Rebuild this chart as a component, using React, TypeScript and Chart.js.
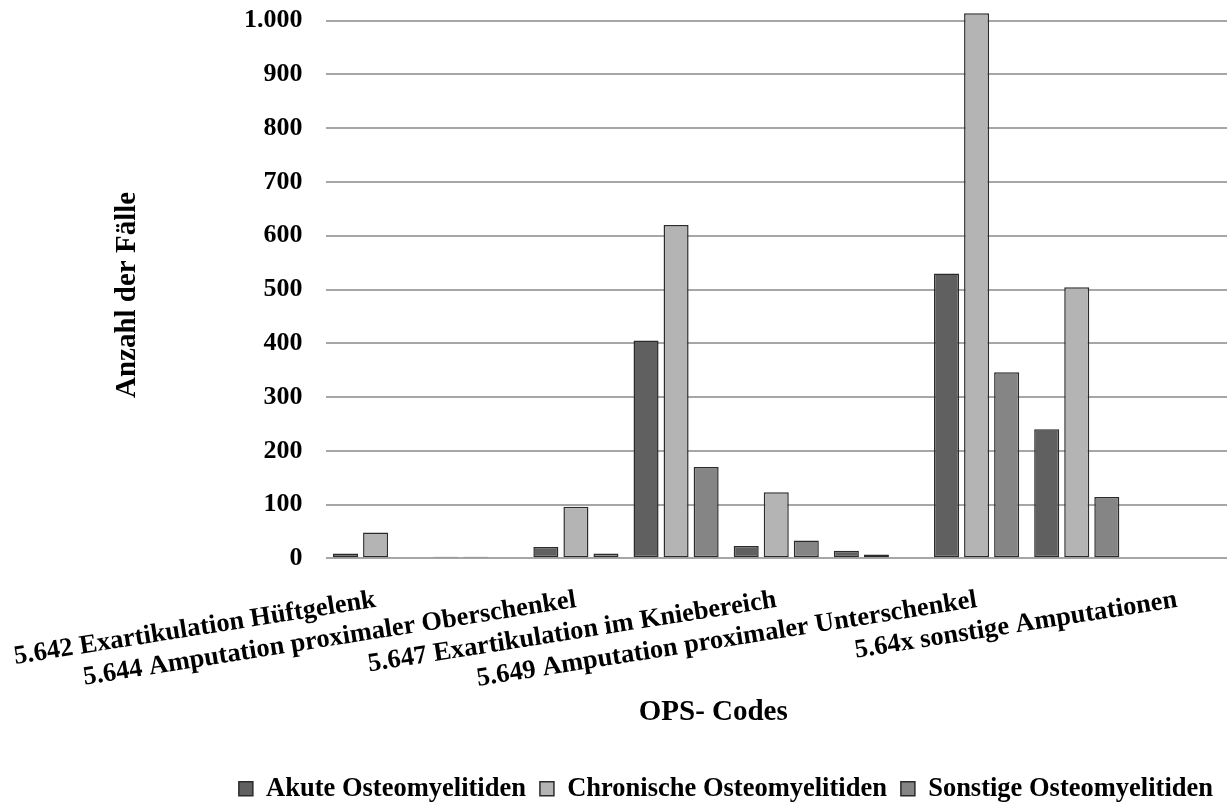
--
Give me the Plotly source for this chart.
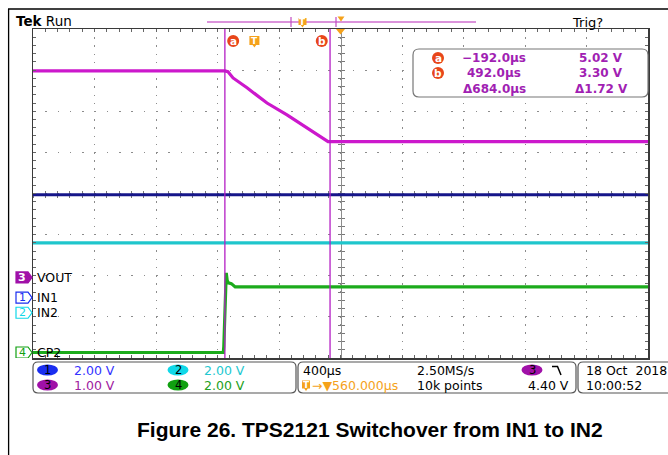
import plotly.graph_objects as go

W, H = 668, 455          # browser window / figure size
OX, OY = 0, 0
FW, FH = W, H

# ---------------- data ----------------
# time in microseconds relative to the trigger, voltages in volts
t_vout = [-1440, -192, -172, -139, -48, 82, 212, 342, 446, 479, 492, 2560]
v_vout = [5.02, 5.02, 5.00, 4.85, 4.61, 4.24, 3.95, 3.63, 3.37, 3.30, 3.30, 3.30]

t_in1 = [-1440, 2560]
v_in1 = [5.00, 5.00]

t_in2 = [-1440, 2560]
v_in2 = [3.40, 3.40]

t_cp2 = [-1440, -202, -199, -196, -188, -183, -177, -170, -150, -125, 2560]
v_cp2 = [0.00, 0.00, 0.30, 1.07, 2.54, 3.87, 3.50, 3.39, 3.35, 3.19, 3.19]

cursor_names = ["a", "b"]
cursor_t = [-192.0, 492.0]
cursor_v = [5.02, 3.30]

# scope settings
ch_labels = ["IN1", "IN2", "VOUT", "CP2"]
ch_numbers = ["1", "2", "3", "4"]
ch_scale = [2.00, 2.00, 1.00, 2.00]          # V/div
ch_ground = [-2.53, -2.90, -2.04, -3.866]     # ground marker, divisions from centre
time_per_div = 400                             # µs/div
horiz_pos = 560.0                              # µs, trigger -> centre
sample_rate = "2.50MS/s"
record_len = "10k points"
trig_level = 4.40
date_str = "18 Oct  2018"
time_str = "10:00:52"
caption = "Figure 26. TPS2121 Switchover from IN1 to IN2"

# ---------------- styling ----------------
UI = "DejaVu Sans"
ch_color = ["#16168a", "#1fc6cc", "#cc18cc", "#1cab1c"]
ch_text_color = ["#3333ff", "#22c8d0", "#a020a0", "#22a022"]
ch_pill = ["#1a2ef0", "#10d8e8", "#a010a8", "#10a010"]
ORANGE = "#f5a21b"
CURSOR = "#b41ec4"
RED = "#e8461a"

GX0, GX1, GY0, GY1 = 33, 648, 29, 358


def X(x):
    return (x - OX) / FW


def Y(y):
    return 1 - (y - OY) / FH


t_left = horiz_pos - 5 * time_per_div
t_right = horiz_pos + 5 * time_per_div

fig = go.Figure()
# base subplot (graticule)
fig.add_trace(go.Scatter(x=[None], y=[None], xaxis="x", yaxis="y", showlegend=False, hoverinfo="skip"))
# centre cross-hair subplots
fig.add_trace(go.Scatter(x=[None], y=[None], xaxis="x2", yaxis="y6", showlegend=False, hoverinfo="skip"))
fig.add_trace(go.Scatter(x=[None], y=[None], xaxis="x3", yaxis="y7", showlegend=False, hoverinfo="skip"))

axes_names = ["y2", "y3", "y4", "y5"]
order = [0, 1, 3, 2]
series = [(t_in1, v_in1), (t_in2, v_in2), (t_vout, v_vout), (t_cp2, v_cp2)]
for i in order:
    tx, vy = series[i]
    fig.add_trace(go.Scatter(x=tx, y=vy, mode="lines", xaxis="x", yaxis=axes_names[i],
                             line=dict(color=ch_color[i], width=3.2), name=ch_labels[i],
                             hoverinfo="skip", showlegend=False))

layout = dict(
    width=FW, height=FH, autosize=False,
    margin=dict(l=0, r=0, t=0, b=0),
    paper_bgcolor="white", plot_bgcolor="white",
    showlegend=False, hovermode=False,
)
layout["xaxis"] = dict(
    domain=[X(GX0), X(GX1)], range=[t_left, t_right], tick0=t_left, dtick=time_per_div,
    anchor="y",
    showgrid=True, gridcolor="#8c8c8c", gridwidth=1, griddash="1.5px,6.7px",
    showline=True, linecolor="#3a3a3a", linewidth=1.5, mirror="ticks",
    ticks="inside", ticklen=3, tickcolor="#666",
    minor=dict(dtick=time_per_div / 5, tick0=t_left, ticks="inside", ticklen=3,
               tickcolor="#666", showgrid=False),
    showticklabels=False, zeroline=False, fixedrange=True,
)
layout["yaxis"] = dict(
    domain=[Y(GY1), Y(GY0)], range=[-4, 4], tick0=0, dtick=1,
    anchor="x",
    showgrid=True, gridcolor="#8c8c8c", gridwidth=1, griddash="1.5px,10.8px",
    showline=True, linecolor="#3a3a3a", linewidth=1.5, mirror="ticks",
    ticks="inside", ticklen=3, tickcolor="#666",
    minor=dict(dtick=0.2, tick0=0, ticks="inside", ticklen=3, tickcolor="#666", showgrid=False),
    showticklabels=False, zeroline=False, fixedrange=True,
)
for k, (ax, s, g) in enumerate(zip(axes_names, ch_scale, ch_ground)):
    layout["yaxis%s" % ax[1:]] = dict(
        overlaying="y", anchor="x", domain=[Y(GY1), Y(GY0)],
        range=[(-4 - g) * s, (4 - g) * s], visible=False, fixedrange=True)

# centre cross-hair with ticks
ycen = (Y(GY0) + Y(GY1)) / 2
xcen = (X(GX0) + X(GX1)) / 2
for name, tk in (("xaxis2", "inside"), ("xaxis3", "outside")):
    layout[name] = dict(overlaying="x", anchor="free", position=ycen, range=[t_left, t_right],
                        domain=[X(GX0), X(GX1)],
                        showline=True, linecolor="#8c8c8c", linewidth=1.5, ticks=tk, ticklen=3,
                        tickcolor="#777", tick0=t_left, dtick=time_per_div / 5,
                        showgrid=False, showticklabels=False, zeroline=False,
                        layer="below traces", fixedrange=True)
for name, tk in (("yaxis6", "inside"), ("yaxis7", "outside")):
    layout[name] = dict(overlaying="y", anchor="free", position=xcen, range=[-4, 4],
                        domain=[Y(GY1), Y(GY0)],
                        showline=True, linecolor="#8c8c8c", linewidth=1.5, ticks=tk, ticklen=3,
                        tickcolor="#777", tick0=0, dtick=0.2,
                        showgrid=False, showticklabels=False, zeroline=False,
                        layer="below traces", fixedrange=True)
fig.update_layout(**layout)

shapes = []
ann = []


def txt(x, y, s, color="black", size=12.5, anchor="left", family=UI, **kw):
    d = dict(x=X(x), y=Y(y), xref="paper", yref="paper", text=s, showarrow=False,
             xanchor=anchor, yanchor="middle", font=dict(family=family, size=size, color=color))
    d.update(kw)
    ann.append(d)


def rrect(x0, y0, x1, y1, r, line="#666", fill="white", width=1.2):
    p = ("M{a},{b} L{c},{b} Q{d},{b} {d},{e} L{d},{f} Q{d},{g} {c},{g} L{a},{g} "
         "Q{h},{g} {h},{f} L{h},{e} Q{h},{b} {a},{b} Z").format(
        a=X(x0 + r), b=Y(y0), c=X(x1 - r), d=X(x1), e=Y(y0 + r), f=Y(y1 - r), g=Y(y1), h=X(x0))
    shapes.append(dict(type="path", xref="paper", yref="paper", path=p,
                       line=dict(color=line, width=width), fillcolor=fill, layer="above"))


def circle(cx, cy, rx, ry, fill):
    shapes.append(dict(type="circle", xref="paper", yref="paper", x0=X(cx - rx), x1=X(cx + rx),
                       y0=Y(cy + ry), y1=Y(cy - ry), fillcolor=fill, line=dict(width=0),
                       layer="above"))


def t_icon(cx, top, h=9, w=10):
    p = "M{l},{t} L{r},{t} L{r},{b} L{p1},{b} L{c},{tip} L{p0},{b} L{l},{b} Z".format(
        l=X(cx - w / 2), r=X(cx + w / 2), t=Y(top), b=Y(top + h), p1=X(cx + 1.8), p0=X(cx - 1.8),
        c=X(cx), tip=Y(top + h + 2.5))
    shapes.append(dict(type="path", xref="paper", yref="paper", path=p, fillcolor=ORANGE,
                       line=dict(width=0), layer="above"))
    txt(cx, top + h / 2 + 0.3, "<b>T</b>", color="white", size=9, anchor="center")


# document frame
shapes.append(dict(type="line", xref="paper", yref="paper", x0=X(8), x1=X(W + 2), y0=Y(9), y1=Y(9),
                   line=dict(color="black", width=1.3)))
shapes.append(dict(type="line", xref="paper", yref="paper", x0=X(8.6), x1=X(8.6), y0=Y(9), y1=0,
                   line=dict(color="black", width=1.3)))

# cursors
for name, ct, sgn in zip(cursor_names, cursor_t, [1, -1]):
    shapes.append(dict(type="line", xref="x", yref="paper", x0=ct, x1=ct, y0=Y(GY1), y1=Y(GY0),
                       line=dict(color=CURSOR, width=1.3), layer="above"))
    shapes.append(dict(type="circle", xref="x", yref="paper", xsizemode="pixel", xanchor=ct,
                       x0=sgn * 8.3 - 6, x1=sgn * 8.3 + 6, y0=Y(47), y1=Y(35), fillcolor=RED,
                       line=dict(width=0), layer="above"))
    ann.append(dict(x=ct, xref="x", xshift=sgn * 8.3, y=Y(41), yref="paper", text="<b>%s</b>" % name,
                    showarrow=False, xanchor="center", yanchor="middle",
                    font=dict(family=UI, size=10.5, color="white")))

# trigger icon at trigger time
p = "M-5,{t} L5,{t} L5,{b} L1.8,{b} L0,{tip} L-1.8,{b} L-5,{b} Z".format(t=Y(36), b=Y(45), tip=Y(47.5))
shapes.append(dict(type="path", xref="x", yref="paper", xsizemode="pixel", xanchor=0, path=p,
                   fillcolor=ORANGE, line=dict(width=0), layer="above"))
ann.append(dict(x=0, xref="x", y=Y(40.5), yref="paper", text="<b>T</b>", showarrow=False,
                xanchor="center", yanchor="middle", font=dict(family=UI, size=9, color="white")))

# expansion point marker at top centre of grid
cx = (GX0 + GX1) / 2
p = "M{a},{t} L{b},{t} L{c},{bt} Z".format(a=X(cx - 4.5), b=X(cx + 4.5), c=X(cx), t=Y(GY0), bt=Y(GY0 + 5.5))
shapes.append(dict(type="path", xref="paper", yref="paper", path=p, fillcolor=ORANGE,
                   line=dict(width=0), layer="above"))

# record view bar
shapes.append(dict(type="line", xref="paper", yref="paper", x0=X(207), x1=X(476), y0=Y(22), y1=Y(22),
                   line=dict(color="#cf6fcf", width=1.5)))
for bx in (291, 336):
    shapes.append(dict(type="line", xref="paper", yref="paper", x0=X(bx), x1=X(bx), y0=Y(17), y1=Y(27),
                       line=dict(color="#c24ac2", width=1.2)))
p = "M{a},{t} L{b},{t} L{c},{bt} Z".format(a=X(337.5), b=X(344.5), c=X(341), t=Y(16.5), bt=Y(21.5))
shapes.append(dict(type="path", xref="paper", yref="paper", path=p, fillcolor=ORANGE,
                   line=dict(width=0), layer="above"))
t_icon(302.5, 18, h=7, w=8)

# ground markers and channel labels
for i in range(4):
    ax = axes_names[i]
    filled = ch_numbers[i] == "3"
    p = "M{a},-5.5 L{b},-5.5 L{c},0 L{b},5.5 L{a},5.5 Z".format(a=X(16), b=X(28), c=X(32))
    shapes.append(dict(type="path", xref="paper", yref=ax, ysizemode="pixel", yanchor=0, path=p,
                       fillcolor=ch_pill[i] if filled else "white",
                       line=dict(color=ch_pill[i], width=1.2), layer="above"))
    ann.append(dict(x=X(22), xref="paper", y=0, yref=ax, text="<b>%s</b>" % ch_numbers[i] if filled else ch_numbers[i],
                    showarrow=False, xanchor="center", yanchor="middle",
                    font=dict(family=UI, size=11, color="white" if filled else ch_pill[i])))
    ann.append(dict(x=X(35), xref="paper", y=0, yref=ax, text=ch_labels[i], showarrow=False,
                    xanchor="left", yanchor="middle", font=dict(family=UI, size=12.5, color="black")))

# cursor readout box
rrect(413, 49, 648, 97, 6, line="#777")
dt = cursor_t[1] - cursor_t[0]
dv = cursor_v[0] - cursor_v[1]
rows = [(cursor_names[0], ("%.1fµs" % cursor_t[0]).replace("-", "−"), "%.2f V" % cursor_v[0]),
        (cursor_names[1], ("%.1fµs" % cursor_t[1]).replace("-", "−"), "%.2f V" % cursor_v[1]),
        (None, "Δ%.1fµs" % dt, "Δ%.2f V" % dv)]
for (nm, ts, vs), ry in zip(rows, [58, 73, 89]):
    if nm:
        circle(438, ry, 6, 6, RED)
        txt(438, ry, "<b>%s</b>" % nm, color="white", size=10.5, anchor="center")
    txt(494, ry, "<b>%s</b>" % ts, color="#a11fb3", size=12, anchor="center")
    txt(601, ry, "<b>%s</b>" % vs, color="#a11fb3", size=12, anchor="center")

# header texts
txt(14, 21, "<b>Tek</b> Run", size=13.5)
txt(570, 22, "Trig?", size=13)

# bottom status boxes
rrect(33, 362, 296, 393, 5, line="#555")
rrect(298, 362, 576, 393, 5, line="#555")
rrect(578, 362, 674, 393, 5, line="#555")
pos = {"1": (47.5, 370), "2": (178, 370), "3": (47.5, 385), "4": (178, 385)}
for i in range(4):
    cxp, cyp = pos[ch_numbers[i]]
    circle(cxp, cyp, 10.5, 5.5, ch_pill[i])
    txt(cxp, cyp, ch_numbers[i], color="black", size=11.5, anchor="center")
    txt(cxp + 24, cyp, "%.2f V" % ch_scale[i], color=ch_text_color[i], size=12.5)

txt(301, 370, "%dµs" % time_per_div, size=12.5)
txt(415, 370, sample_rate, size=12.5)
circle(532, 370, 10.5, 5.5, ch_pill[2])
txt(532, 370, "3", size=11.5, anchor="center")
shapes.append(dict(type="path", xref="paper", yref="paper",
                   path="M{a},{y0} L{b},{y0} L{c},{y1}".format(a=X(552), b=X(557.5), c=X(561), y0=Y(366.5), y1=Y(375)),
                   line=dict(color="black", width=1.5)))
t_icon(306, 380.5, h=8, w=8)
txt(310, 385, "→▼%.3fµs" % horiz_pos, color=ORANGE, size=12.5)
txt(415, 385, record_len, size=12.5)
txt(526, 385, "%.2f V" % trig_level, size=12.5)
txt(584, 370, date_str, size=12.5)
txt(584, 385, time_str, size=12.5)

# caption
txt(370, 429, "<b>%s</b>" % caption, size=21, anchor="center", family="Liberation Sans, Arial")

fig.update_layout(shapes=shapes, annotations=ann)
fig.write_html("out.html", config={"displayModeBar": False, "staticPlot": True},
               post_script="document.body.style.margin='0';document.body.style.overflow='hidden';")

▸ **EXERCISE PROMPT**:
Give back exactly the lines from the one that holds "Give me the Plotly source for this chart." to the one that holds "t_right = horiz_pos + 5 * time_per_div", with both ends and without the images.

▸ **TASK OUTPUT**:
Give me the Plotly source for this chart.
import plotly.graph_objects as go

W, H = 668, 455          # browser window / figure size
OX, OY = 0, 0
FW, FH = W, H

# ---------------- data ----------------
# time in microseconds relative to the trigger, voltages in volts
t_vout = [-1440, -192, -172, -139, -48, 82, 212, 342, 446, 479, 492, 2560]
v_vout = [5.02, 5.02, 5.00, 4.85, 4.61, 4.24, 3.95, 3.63, 3.37, 3.30, 3.30, 3.30]

t_in1 = [-1440, 2560]
v_in1 = [5.00, 5.00]

t_in2 = [-1440, 2560]
v_in2 = [3.40, 3.40]

t_cp2 = [-1440, -202, -199, -196, -188, -183, -177, -170, -150, -125, 2560]
v_cp2 = [0.00, 0.00, 0.30, 1.07, 2.54, 3.87, 3.50, 3.39, 3.35, 3.19, 3.19]

cursor_names = ["a", "b"]
cursor_t = [-192.0, 492.0]
cursor_v = [5.02, 3.30]

# scope settings
ch_labels = ["IN1", "IN2", "VOUT", "CP2"]
ch_numbers = ["1", "2", "3", "4"]
ch_scale = [2.00, 2.00, 1.00, 2.00]          # V/div
ch_ground = [-2.53, -2.90, -2.04, -3.866]     # ground marker, divisions from centre
time_per_div = 400                             # µs/div
horiz_pos = 560.0                              # µs, trigger -> centre
sample_rate = "2.50MS/s"
record_len = "10k points"
trig_level = 4.40
date_str = "18 Oct  2018"
time_str = "10:00:52"
caption = "Figure 26. TPS2121 Switchover from IN1 to IN2"

# ---------------- styling ----------------
UI = "DejaVu Sans"
ch_color = ["#16168a", "#1fc6cc", "#cc18cc", "#1cab1c"]
ch_text_color = ["#3333ff", "#22c8d0", "#a020a0", "#22a022"]
ch_pill = ["#1a2ef0", "#10d8e8", "#a010a8", "#10a010"]
ORANGE = "#f5a21b"
CURSOR = "#b41ec4"
RED = "#e8461a"

GX0, GX1, GY0, GY1 = 33, 648, 29, 358


def X(x):
    return (x - OX) / FW


def Y(y):
    return 1 - (y - OY) / FH


t_left = horiz_pos - 5 * time_per_div
t_right = horiz_pos + 5 * time_per_div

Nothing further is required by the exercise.